Marshall, Eric Stewart

Alias: None

Title: Dr

Rank: Major (Royal Army Medical Corps)

Dates: 1879-1963

Nationality: British

Awards: Polar Medal (silver); Military Cross

Eric Stewart Marshall was born on 29 May 1879 in Hampstead, London. He was educated at Monckton Combe School and then read medicine at Emmanuel College, Cambridge. He continued his medical studies at St Bartholomew's Hospital, London, qualifying in 1906.

Marshall joined the British Antarctic Expedition 1907-09 (Nimrod) as surgeon and cartographer with the shore party. He was a member of the party making the first ascent of Mount Erebus, which reached the summit 10 March 1908. He was also a member of the Southern Party, led by Shackleton, which set out on 29 October 1908 with the aim of reaching the South Pole, getting as far as 88°23' S. During the return journey, Marshall saved the lives of the party by struggling on to a food depot when the others were too exhausted to move.

In 1909-11, Marshall was medical officer on a British Ornithologists' Union expedition to New Guinea which ended in disaster, with 23 of the 24 members dying from malaria or beri-beri and Marshall the sole survivor. Marshall went on to research nutritional deficiency diseases, and had a successful a military career. He served with distinction in the Royal Army Medical Corps during World War I, joining as a Lieutenant and quickly rising up the ranks to Major. He joined up again during World War II, reaching the rank of Lieutenant Colonel.

Marshall married Enid in 1922. He farmed in Kenya for a while, and after World War II became a medical officer for the Ministry of Pensions.
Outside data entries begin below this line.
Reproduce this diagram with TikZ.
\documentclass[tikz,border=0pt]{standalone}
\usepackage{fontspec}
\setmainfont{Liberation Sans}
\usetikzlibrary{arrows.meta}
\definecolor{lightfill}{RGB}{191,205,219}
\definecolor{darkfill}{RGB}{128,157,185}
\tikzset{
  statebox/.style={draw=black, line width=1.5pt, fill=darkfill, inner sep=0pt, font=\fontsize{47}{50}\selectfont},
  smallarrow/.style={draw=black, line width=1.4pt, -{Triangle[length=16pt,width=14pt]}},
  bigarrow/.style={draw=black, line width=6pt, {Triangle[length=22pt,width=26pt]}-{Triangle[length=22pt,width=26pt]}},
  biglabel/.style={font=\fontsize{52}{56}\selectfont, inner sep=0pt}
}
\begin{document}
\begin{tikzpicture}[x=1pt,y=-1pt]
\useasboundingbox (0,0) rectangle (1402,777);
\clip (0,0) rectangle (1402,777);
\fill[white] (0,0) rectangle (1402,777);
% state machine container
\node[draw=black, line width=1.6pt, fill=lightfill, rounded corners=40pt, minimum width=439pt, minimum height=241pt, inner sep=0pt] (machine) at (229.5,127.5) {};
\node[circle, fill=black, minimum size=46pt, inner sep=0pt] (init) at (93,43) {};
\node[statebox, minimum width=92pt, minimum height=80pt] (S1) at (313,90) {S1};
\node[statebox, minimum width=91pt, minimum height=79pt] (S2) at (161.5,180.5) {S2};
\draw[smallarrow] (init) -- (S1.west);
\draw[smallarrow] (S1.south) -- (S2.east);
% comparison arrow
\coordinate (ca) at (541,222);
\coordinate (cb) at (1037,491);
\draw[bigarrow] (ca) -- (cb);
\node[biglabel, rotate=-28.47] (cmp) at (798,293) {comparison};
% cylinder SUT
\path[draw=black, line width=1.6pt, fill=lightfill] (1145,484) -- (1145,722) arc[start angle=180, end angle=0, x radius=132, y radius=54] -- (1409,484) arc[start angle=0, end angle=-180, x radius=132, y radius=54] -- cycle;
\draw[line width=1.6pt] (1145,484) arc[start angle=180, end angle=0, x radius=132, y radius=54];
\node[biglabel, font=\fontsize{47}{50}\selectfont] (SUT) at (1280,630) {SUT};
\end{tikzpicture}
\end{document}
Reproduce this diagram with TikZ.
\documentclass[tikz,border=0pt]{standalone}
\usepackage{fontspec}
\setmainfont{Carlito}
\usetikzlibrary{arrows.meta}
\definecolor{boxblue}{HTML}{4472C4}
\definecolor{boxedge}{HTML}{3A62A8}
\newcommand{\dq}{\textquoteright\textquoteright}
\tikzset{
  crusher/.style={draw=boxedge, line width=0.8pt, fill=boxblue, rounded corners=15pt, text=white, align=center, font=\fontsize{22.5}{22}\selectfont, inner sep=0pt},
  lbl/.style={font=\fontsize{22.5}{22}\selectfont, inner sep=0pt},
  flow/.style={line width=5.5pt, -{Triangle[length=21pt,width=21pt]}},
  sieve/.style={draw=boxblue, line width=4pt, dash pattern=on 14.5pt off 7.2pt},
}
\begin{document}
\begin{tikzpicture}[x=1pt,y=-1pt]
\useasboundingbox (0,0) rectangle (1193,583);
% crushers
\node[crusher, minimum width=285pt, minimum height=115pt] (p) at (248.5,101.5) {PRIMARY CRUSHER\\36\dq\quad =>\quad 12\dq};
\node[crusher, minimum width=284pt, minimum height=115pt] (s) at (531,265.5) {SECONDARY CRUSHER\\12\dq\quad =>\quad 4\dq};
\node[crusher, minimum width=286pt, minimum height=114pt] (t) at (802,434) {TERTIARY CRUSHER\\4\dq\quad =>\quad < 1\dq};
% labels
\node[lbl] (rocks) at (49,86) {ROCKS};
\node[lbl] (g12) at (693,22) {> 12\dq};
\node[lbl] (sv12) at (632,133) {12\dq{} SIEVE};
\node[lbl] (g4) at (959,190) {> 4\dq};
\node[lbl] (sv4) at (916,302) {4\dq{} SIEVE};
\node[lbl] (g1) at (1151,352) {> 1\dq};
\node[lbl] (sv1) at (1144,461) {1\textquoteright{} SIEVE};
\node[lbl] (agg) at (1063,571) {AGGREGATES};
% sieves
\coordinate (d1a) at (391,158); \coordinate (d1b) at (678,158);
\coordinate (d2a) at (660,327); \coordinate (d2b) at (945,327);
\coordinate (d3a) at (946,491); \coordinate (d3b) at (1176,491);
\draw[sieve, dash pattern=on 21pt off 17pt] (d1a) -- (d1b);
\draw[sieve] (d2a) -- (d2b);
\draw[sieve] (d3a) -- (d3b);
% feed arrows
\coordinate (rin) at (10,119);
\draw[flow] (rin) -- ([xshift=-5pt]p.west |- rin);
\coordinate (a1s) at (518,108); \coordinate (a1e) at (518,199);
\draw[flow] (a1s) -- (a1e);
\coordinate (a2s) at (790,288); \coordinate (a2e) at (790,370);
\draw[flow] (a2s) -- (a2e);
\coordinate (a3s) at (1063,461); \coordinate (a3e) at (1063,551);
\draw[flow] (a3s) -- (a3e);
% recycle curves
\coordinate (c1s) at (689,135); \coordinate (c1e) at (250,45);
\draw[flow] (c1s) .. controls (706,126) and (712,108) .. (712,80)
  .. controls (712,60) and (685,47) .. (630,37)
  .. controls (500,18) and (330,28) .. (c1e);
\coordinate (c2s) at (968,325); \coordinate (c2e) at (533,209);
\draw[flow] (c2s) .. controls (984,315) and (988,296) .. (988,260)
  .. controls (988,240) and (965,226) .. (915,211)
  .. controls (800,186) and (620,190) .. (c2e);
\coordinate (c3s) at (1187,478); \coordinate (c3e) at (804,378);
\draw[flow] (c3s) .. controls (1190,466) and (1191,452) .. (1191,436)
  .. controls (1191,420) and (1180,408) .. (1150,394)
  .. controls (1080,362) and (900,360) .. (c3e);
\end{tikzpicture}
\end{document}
He retired to the Isle of Wight, and died on 26 February 1963.

Marshall was awarded both a Polar Medal and a Military Cross. His feat as one of four men who reached Shackleton's Farthest South, within 97 miles of the South Pole, is commemorated by the Marshall Mountains 84°37' S 164°30' E. His elder brother, Edward Hillis Marshall, served with the Discovery Expeditions 1925-27 and 1929-31.